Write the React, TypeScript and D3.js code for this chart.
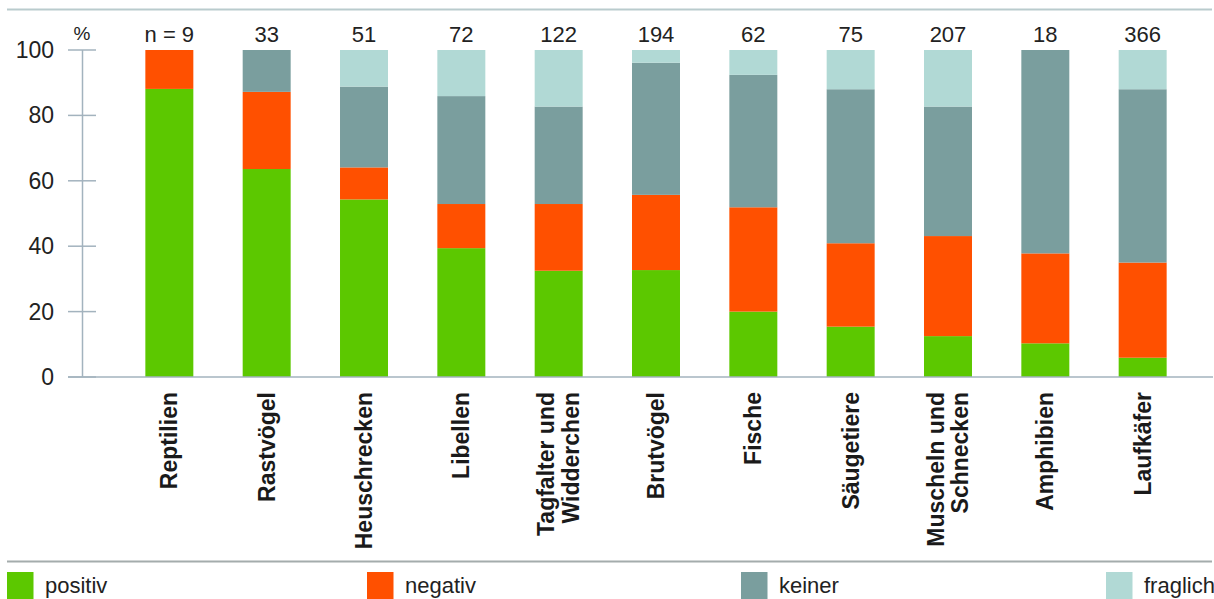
import React from "react";
import * as d3 from "d3";

// Species groups (x axis), with line breaks for two-line labels
const categories = [
  "Reptilien",
  "Rastvögel",
  "Heuschrecken",
  "Libellen",
  "Tagfalter und\nWidderchen",
  "Brutvögel",
  "Fische",
  "Säugetiere",
  "Muscheln und\nSchnecken",
  "Amphibien",
  "Laufkäfer",
];

// Number of studies per group
const sampleSizes = [9, 33, 51, 72, 122, 194, 62, 75, 207, 18, 366];

// Share of effects in percent
const positiv = [88.1, 63.6, 54.3, 39.4, 32.5, 32.7, 20.0, 15.4, 12.5, 10.3, 5.9];
const negativ = [11.9, 23.6, 9.8, 13.5, 20.4, 23.0, 31.9, 25.5, 30.6, 27.5, 29.1];
const keiner = [0, 12.8, 24.7, 33.0, 29.8, 40.4, 40.5, 47.1, 39.6, 62.2, 53.0];
const fraglich = [0, 0, 11.2, 14.1, 17.3, 3.9, 7.6, 12.0, 17.3, 0, 12.0];

const yTicks = [0, 20, 40, 60, 80, 100];

const seriesKeys = ["positiv", "negativ", "keiner", "fraglich"];
const seriesColors: Record<string, string> = {
  positiv: "#5cc800",
  negativ: "#ff5000",
  keiner: "#7a9e9e",
  fraglich: "#b1d9d5",
};
const legendX = [7, 367, 741, 1106];

const W = 1214;
const H = 599;
const FONT = "'Liberation Sans', Arial, sans-serif";

export default function App() {
  const rows = categories.map((c, i) => ({
    cat: c,
    positiv: positiv[i],
    negativ: negativ[i],
    keiner: keiner[i],
    fraglich: fraglich[i],
  }));

  const stack = d3.stack<any>().keys(seriesKeys);
  const layers = stack(rows);

  const x = d3.scaleBand<string>().domain(categories).range([96, 1216]).padding(0.507);
  const y = d3.scaleLinear().domain([0, 100]).range([377, 50]);
  const bw = x.bandwidth();

  const axisColor = "#a3b3be";

  return (
    <svg
      width={W}
      height={H}
      style={{ position: "absolute", left: 0, top: 0, background: "#fff" }}
      fontFamily={FONT}
    >
      {/* top rule */}
      <line x1={7} x2={1212} y1={9.5} y2={9.5} stroke="#b9cbcd" strokeWidth={2} />

      {/* bars */}
      {layers.map((layer) => (
        <g key={layer.key} fill={seriesColors[layer.key]}>
          {layer.map((d, i) => {
            const h = y(d[0]) - y(d[1]);
            if (h <= 0) return null;
            return (
              <rect
                key={i}
                x={x(categories[i])}
                y={y(d[1])}
                width={bw}
                height={h}
              />
            );
          })}
        </g>
      ))}

      {/* y axis */}
      <line x1={82.5} x2={82.5} y1={y(100)} y2={y(0)} stroke={axisColor} strokeWidth={1.5} />
      <line x1={68} x2={1213} y1={y(0)} y2={y(0)} stroke={axisColor} strokeWidth={1.5} />
      {yTicks.map((t) => (
        <g key={t}>
          <line x1={68} x2={96} y1={y(t)} y2={y(t)} stroke={axisColor} strokeWidth={1.5} />
          <text
            x={54}
            y={y(t)}
            dy="0.35em"
            textAnchor="end"
            fontSize={23}
            fill="#222"
          >
            {t}
          </text>
        </g>
      ))}
      <text x={82} y={33.5} dy="0.35em" textAnchor="middle" fontSize={19} fill="#222">
        %
      </text>

      {/* sample sizes above bars */}
      {sampleSizes.map((n, i) => (
        <text
          key={i}
          x={(x(categories[i]) as number) + bw / 2}
          y={34.5}
          dy="0.35em"
          textAnchor="middle"
          fontSize={22}
          fill="#222"
        >
          {i === 0 ? `n = ${n}` : n}
        </text>
      ))}

      {/* rotated category labels */}
      {categories.map((c, i) => {
        const cx = (x(c) as number) + bw / 2;
        const lines = c.split("\n");
        const lh = 24.5;
        return (
          <g key={c} transform={`translate(${cx},392) rotate(-90)`}>
            {lines.map((ln, j) => (
              <text
                key={j}
                x={0}
                y={(j - (lines.length - 1) / 2) * lh}
                dy="0.35em"
                textAnchor="end"
                fontSize={23}
                fontWeight="bold"
                fill="#1a1a1a"
              >
                {ln}
              </text>
            ))}
          </g>
        );
      })}

      {/* legend */}
      <line x1={7} x2={1212} y1={561.5} y2={561.5} stroke="#a4acac" strokeWidth={2} />
      {seriesKeys.map((k, i) => (
        <g key={k}>
          <rect x={legendX[i]} y={572} width={26.5} height={27} fill={seriesColors[k]} />
          <text x={legendX[i] + 38} y={593} fontSize={22} fill="#222">
            {k}
          </text>
        </g>
      ))}
    </svg>
  );
}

------

Aim of the exercise: Repeat the data in full and exactly. Omit pictures.

Answer for this exercise:
Write the React, TypeScript and D3.js code for this chart.
import React from "react";
import * as d3 from "d3";

// Species groups (x axis), with line breaks for two-line labels
const categories = [
  "Reptilien",
  "Rastvögel",
  "Heuschrecken",
  "Libellen",
  "Tagfalter und\nWidderchen",
  "Brutvögel",
  "Fische",
  "Säugetiere",
  "Muscheln und\nSchnecken",
  "Amphibien",
  "Laufkäfer",
];

// Number of studies per group
const sampleSizes = [9, 33, 51, 72, 122, 194, 62, 75, 207, 18, 366];

// Share of effects in percent
const positiv = [88.1, 63.6, 54.3, 39.4, 32.5, 32.7, 20.0, 15.4, 12.5, 10.3, 5.9];
const negativ = [11.9, 23.6, 9.8, 13.5, 20.4, 23.0, 31.9, 25.5, 30.6, 27.5, 29.1];
const keiner = [0, 12.8, 24.7, 33.0, 29.8, 40.4, 40.5, 47.1, 39.6, 62.2, 53.0];
const fraglich = [0, 0, 11.2, 14.1, 17.3, 3.9, 7.6, 12.0, 17.3, 0, 12.0];

const yTicks = [0, 20, 40, 60, 80, 100];

const seriesKeys = ["positiv", "negativ", "keiner", "fraglich"];
const seriesColors: Record<string, string> = {
  positiv: "#5cc800",
  negativ: "#ff5000",
  keiner: "#7a9e9e",
  fraglich: "#b1d9d5",
};
const legendX = [7, 367, 741, 1106];

const W = 1214;
const H = 599;
const FONT = "'Liberation Sans', Arial, sans-serif";

export default function App() {
  const rows = categories.map((c, i) => ({
    cat: c,
    positiv: positiv[i],
    negativ: negativ[i],
    keiner: keiner[i],
    fraglich: fraglich[i],
  }));

  const stack = d3.stack<any>().keys(seriesKeys);
  const layers = stack(rows);

  const x = d3.scaleBand<string>().domain(categories).range([96, 1216]).padding(0.507);
  const y = d3.scaleLinear().domain([0, 100]).range([377, 50]);
  const bw = x.bandwidth();

  const axisColor = "#a3b3be";

  return (
    <svg
      width={W}
      height={H}
      style={{ position: "absolute", left: 0, top: 0, background: "#fff" }}
      fontFamily={FONT}
    >
      {/* top rule */}
      <line x1={7} x2={1212} y1={9.5} y2={9.5} stroke="#b9cbcd" strokeWidth={2} />

      {/* bars */}
      {layers.map((layer) => (
        <g key={layer.key} fill={seriesColors[layer.key]}>
          {layer.map((d, i) => {
            const h = y(d[0]) - y(d[1]);
            if (h <= 0) return null;
            return (
              <rect
                key={i}
                x={x(categories[i])}
                y={y(d[1])}
                width={bw}
                height={h}
              />
            );
          })}
        </g>
      ))}

      {/* y axis */}
      <line x1={82.5} x2={82.5} y1={y(100)} y2={y(0)} stroke={axisColor} strokeWidth={1.5} />
      <line x1={68} x2={1213} y1={y(0)} y2={y(0)} stroke={axisColor} strokeWidth={1.5} />
      {yTicks.map((t) => (
        <g key={t}>
          <line x1={68} x2={96} y1={y(t)} y2={y(t)} stroke={axisColor} strokeWidth={1.5} />
          <text
            x={54}
            y={y(t)}
            dy="0.35em"
            textAnchor="end"
            fontSize={23}
            fill="#222"
          >
            {t}
          </text>
        </g>
      ))}
      <text x={82} y={33.5} dy="0.35em" textAnchor="middle" fontSize={19} fill="#222">
        %
      </text>

      {/* sample sizes above bars */}
      {sampleSizes.map((n, i) => (
        <text
          key={i}
          x={(x(categories[i]) as number) + bw / 2}
          y={34.5}
          dy="0.35em"
          textAnchor="middle"
          fontSize={22}
          fill="#222"
        >
          {i === 0 ? `n = ${n}` : n}
        </text>
      ))}

      {/* rotated category labels */}
      {categories.map((c, i) => {
        const cx = (x(c) as number) + bw / 2;
        const lines = c.split("\n");
        const lh = 24.5;
        return (
          <g key={c} transform={`translate(${cx},392) rotate(-90)`}>
            {lines.map((ln, j) => (
              <text
                key={j}
                x={0}
                y={(j - (lines.length - 1) / 2) * lh}
                dy="0.35em"
                textAnchor="end"
                fontSize={23}
                fontWeight="bold"
                fill="#1a1a1a"
              >
                {ln}
              </text>
            ))}
          </g>
        );
      })}

      {/* legend */}
      <line x1={7} x2={1212} y1={561.5} y2={561.5} stroke="#a4acac" strokeWidth={2} />
      {seriesKeys.map((k, i) => (
        <g key={k}>
          <rect x={legendX[i]} y={572} width={26.5} height={27} fill={seriesColors[k]} />
          <text x={legendX[i] + 38} y={593} fontSize={22} fill="#222">
            {k}
          </text>
        </g>
      ))}
    </svg>
  );
}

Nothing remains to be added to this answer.